## Exercise
In the entries that follow, count each line containing "chart" and state the total, nothing more.

## Supplied material
================================
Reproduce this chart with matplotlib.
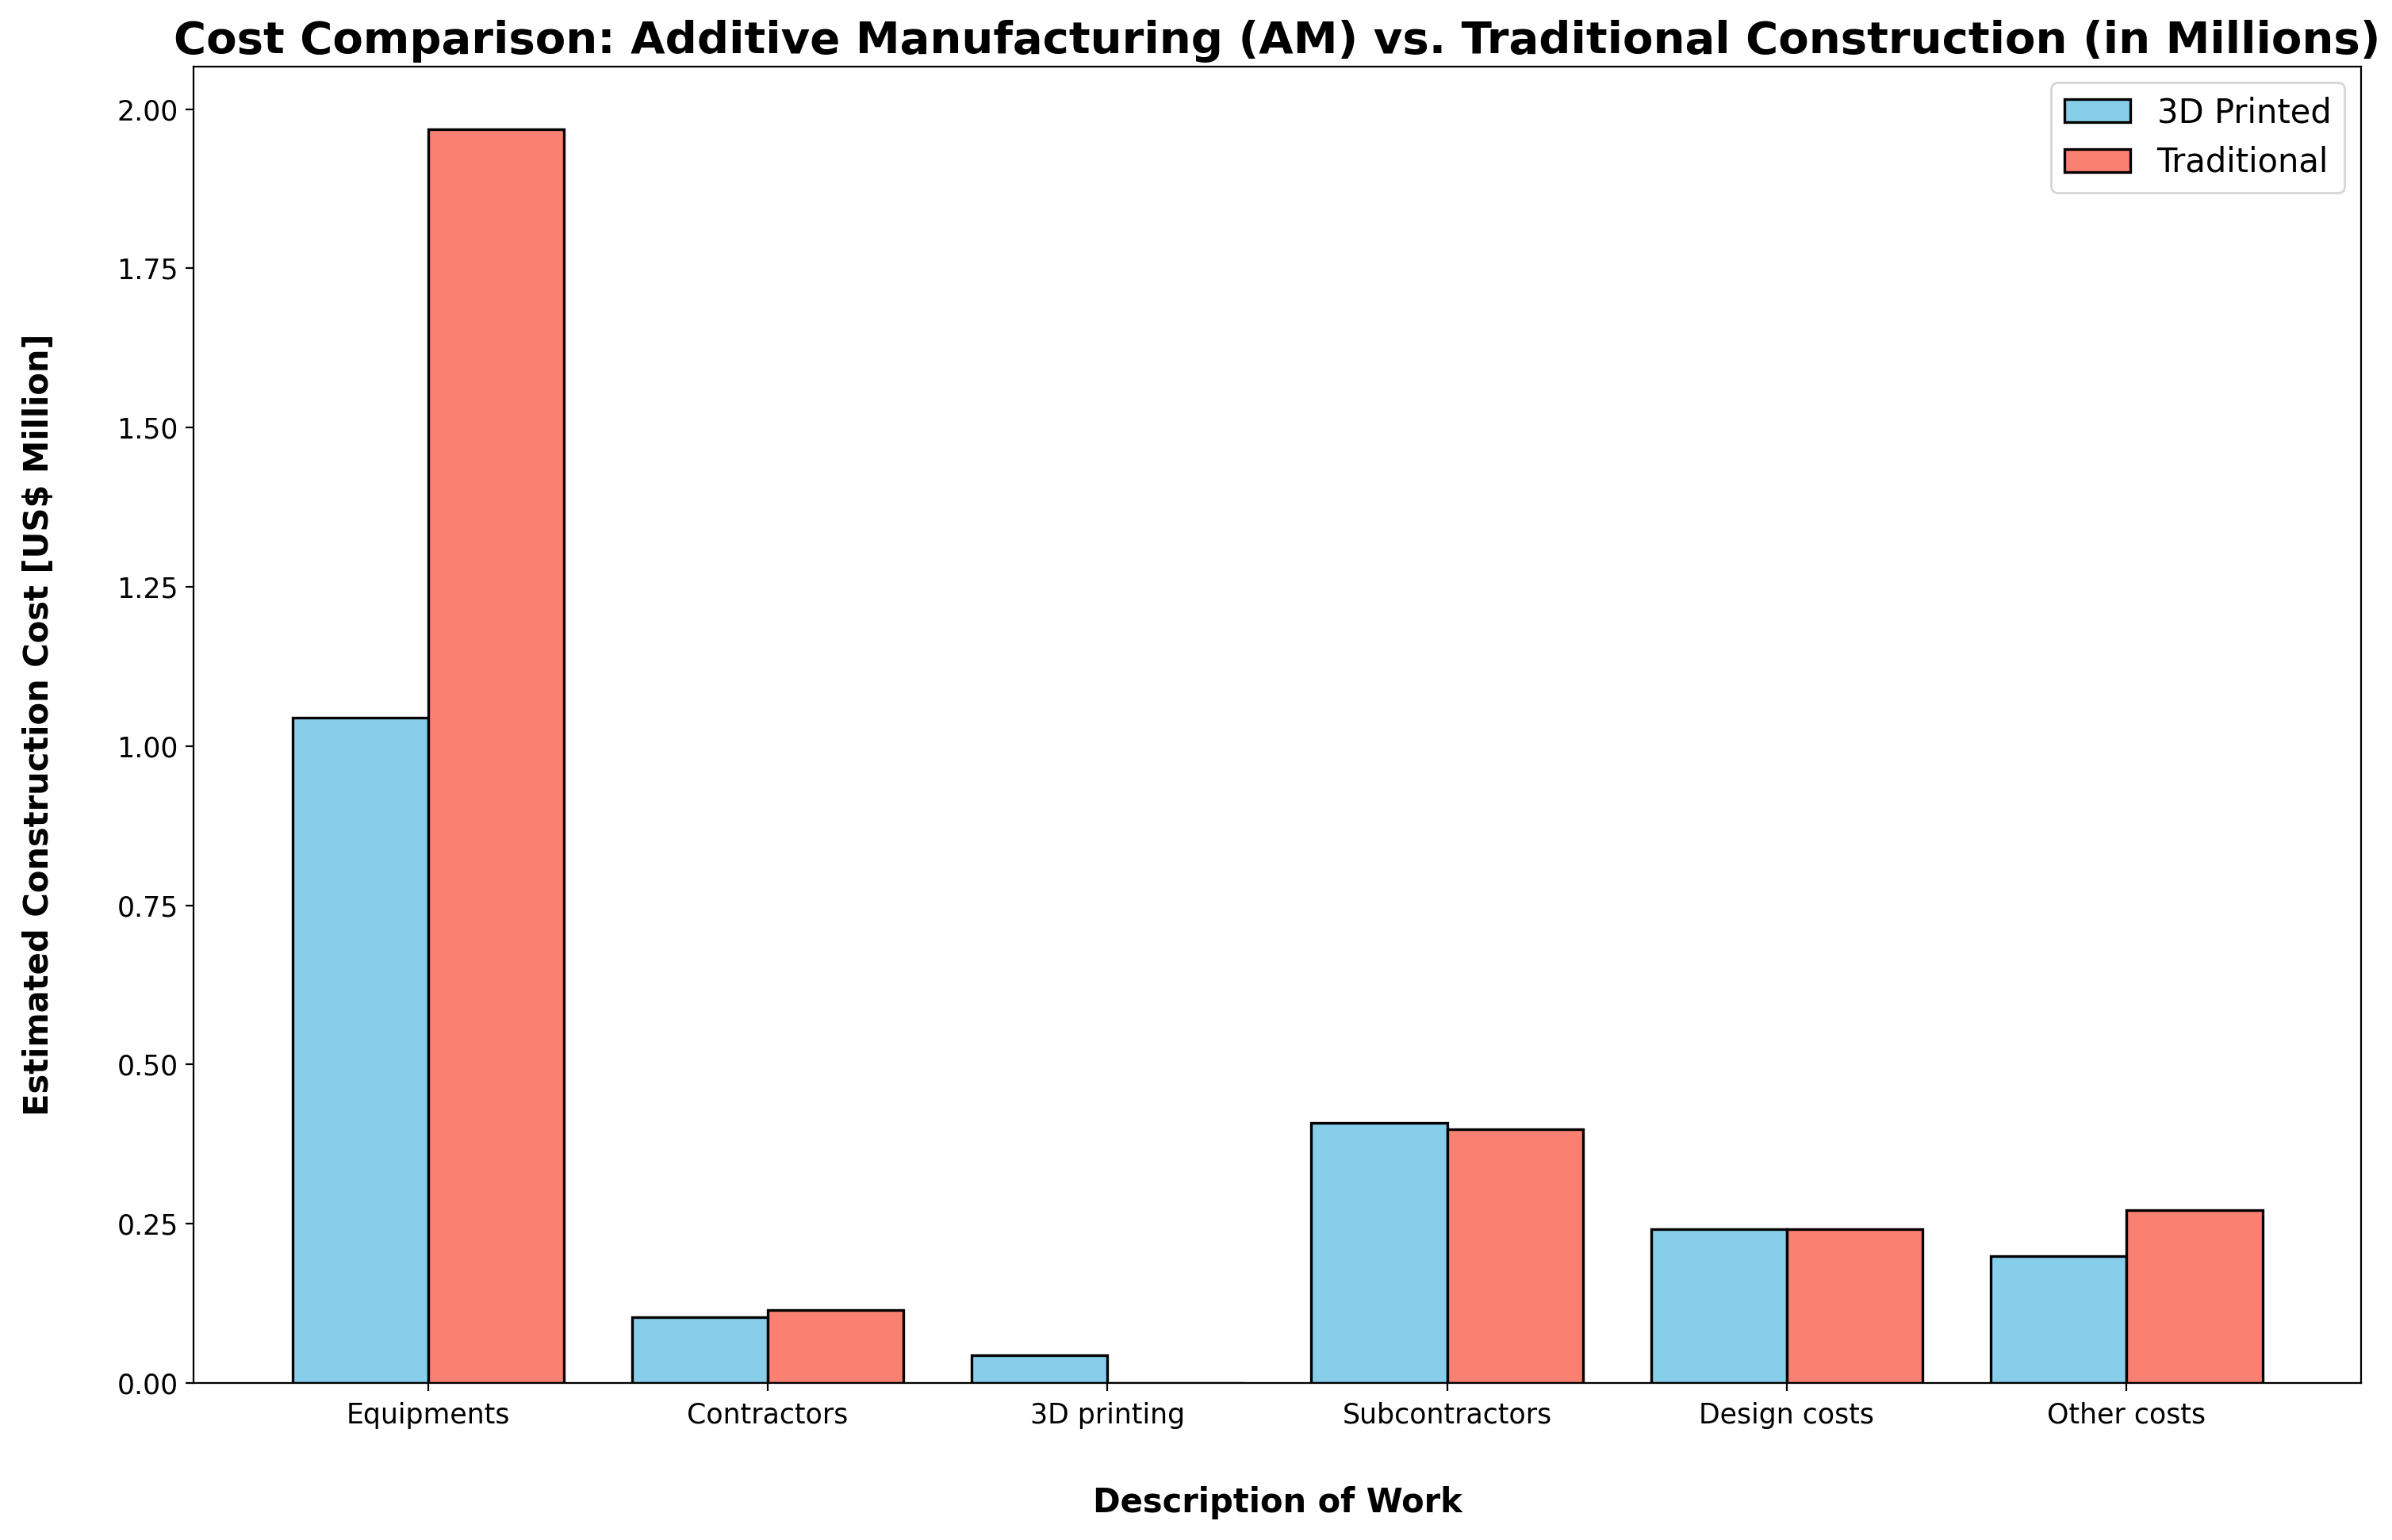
================================
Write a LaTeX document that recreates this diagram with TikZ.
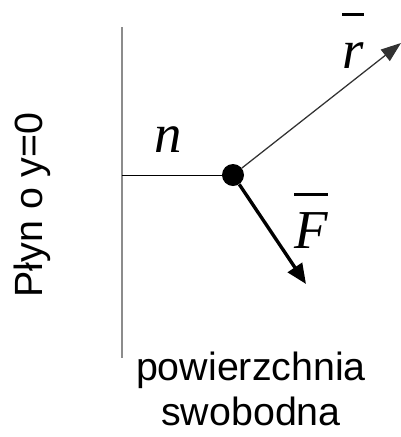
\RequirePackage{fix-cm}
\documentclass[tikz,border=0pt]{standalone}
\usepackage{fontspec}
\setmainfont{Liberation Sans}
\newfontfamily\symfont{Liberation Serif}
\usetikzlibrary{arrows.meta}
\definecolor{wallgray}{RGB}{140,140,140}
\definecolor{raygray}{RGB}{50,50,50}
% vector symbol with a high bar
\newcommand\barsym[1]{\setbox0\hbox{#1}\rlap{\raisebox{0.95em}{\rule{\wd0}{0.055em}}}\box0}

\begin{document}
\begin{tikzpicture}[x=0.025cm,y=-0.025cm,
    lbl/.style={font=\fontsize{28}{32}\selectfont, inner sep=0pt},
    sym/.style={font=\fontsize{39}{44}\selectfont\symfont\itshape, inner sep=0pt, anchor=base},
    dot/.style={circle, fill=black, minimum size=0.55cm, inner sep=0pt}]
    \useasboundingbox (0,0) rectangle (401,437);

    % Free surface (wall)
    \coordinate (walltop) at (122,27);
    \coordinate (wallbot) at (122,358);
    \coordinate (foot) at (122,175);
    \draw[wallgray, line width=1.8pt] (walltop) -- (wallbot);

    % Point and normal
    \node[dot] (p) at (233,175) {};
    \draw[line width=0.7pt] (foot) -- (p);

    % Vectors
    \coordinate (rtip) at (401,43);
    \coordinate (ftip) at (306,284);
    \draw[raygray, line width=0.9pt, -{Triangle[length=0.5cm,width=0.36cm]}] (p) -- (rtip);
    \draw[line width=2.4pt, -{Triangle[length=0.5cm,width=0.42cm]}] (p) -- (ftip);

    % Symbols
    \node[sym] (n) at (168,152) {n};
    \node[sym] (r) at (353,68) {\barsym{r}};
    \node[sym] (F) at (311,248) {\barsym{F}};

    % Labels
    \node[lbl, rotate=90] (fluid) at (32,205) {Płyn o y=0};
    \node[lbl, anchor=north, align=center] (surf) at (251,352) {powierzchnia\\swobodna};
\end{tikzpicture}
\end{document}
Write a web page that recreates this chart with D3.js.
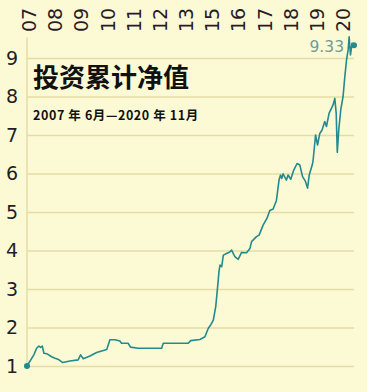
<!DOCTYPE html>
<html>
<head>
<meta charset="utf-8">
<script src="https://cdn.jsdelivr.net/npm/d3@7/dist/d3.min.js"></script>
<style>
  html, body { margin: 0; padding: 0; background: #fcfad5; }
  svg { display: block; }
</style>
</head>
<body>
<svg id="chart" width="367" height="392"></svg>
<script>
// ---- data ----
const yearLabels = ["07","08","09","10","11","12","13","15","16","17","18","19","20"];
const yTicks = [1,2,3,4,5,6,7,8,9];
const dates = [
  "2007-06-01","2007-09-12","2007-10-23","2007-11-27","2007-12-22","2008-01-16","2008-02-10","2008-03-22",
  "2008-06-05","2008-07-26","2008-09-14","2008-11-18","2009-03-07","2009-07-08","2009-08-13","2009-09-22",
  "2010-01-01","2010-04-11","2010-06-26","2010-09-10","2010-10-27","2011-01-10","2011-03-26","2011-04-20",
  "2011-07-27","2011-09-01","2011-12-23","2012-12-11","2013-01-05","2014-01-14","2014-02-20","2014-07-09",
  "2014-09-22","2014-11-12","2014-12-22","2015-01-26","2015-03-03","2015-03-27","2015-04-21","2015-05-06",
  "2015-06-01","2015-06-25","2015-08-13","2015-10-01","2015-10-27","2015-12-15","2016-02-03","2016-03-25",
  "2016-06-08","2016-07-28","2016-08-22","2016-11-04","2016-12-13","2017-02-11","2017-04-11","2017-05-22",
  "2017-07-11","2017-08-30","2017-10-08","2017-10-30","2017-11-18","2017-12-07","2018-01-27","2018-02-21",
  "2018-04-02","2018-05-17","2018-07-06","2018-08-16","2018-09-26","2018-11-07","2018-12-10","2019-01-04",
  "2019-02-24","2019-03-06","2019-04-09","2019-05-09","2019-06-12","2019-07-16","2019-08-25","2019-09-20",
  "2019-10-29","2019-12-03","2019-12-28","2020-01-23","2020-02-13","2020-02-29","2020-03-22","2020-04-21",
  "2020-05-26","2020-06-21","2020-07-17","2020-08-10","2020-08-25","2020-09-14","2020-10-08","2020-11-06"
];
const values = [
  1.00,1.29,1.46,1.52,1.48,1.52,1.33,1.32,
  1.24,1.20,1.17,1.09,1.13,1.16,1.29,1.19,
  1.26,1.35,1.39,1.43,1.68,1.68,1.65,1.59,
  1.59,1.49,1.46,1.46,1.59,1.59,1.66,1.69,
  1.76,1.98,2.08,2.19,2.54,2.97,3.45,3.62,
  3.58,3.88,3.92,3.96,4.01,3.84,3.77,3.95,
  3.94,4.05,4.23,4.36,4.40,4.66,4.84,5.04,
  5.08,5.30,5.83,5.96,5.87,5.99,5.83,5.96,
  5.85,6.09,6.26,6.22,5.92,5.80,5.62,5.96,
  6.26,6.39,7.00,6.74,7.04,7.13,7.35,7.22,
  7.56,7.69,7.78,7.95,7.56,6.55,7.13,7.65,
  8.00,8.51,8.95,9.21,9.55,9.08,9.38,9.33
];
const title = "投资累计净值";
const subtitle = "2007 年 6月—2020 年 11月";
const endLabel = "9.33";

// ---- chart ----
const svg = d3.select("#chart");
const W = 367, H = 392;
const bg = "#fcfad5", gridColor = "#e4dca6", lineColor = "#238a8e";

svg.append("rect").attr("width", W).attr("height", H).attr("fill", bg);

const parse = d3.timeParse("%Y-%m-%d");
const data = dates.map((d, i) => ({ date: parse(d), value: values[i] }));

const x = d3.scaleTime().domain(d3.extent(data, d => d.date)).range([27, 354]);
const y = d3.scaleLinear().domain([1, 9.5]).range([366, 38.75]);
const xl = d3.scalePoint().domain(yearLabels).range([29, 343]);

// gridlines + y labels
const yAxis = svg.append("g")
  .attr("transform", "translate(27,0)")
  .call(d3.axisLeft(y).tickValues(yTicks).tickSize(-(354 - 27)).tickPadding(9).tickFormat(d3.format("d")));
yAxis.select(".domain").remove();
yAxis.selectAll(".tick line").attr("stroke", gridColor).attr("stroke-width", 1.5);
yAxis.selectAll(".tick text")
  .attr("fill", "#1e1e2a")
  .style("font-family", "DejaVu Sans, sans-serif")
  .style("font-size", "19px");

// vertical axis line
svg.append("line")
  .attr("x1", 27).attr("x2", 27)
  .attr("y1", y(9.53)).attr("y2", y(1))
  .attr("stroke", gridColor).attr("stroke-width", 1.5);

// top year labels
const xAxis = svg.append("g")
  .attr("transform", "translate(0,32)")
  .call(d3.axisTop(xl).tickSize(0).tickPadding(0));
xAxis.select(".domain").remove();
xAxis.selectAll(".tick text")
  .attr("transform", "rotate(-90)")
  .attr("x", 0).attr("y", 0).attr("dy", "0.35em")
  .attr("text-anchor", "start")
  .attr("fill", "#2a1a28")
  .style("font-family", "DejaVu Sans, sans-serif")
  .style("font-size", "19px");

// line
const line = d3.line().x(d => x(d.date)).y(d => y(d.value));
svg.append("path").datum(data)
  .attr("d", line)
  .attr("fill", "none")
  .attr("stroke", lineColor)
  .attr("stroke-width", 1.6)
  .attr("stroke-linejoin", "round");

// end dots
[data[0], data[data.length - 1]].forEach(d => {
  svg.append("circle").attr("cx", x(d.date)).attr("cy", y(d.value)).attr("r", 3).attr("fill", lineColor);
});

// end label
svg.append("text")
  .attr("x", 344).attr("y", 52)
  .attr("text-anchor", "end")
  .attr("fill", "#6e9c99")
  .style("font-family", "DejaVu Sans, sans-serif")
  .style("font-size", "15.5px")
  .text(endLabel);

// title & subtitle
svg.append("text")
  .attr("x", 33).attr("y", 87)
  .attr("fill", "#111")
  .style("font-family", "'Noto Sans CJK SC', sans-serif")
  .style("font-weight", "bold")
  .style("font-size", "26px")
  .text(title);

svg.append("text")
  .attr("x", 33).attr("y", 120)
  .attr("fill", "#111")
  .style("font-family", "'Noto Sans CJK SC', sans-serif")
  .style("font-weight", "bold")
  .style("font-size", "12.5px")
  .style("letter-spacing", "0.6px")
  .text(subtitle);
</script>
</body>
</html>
================================
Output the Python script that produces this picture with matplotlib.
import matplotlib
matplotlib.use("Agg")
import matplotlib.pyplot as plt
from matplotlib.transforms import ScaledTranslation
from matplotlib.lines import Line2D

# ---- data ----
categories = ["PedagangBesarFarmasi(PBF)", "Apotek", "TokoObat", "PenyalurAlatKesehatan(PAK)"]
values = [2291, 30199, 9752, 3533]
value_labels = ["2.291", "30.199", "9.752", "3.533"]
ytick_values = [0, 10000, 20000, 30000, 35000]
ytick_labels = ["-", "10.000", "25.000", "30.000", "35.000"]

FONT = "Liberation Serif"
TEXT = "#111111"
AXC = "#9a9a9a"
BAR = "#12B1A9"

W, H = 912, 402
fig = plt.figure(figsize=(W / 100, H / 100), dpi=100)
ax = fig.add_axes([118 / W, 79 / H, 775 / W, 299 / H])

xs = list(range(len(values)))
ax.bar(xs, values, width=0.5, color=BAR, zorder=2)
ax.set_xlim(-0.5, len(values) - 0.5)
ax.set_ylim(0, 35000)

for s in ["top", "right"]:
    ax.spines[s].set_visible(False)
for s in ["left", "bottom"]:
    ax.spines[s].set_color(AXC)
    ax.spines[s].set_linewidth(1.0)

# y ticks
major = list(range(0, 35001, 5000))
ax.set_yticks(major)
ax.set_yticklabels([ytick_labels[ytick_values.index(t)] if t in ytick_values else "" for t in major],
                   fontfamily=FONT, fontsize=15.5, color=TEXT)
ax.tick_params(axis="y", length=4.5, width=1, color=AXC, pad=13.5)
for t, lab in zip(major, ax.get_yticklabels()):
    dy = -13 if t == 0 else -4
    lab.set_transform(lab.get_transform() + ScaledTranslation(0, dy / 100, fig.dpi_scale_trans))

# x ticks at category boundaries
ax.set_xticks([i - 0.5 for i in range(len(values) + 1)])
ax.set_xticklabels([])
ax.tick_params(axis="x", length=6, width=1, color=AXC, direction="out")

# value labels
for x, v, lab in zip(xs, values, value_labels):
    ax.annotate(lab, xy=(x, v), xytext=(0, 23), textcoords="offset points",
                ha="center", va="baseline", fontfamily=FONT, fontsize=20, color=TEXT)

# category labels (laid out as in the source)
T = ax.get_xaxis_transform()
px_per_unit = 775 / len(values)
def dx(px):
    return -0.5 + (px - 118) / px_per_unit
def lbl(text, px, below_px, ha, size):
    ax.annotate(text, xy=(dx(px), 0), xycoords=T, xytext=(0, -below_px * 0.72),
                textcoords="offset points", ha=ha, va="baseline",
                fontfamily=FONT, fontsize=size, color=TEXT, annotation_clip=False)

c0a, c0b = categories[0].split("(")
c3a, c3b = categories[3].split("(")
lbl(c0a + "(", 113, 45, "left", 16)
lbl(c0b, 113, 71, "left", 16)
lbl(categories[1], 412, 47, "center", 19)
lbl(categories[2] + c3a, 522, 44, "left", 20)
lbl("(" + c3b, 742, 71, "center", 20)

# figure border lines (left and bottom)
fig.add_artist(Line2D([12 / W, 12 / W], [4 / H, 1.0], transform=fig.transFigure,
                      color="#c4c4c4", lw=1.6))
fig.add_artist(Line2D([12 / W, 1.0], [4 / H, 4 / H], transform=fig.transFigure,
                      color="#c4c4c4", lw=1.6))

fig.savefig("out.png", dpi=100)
================================
## Task answer
5